## Work to be completed
All entries should be output exactly as they stand.

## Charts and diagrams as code
###
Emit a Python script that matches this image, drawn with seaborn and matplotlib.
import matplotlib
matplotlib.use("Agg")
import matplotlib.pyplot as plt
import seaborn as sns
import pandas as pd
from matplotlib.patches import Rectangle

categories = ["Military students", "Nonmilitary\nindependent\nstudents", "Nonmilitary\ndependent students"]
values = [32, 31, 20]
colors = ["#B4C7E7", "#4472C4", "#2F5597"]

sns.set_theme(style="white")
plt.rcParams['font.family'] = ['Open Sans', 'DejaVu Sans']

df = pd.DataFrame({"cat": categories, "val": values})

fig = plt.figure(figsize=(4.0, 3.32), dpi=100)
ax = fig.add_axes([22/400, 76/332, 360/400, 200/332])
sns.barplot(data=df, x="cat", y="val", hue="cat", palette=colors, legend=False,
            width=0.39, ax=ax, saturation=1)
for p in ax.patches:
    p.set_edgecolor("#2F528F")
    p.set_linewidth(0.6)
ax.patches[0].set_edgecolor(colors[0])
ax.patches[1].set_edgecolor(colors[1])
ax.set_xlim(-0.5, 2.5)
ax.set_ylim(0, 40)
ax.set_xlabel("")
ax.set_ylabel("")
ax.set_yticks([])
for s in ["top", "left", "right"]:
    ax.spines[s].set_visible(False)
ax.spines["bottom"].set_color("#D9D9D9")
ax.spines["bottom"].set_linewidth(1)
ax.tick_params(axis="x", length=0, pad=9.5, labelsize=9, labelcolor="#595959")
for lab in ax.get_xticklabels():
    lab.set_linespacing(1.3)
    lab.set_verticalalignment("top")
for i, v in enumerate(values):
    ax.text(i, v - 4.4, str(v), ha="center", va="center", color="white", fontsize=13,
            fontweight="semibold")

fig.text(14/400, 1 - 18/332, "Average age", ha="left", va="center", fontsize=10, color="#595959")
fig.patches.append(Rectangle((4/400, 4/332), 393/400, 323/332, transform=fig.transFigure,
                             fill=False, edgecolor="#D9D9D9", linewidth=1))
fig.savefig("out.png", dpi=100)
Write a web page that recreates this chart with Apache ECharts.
###
## Complete answer
Emit a Python script that matches this image, drawn with seaborn and matplotlib.
import matplotlib
matplotlib.use("Agg")
import matplotlib.pyplot as plt
import seaborn as sns
import pandas as pd
from matplotlib.patches import Rectangle

categories = ["Military students", "Nonmilitary\nindependent\nstudents", "Nonmilitary\ndependent students"]
values = [32, 31, 20]
colors = ["#B4C7E7", "#4472C4", "#2F5597"]

sns.set_theme(style="white")
plt.rcParams['font.family'] = ['Open Sans', 'DejaVu Sans']

df = pd.DataFrame({"cat": categories, "val": values})

fig = plt.figure(figsize=(4.0, 3.32), dpi=100)
ax = fig.add_axes([22/400, 76/332, 360/400, 200/332])
sns.barplot(data=df, x="cat", y="val", hue="cat", palette=colors, legend=False,
            width=0.39, ax=ax, saturation=1)
for p in ax.patches:
    p.set_edgecolor("#2F528F")
    p.set_linewidth(0.6)
ax.patches[0].set_edgecolor(colors[0])
ax.patches[1].set_edgecolor(colors[1])
ax.set_xlim(-0.5, 2.5)
ax.set_ylim(0, 40)
ax.set_xlabel("")
ax.set_ylabel("")
ax.set_yticks([])
for s in ["top", "left", "right"]:
    ax.spines[s].set_visible(False)
ax.spines["bottom"].set_color("#D9D9D9")
ax.spines["bottom"].set_linewidth(1)
ax.tick_params(axis="x", length=0, pad=9.5, labelsize=9, labelcolor="#595959")
for lab in ax.get_xticklabels():
    lab.set_linespacing(1.3)
    lab.set_verticalalignment("top")
for i, v in enumerate(values):
    ax.text(i, v - 4.4, str(v), ha="center", va="center", color="white", fontsize=13,
            fontweight="semibold")

fig.text(14/400, 1 - 18/332, "Average age", ha="left", va="center", fontsize=10, color="#595959")
fig.patches.append(Rectangle((4/400, 4/332), 393/400, 323/332, transform=fig.transFigure,
                             fill=False, edgecolor="#D9D9D9", linewidth=1))
fig.savefig("out.png", dpi=100)
Write a web page that recreates this chart with Apache ECharts.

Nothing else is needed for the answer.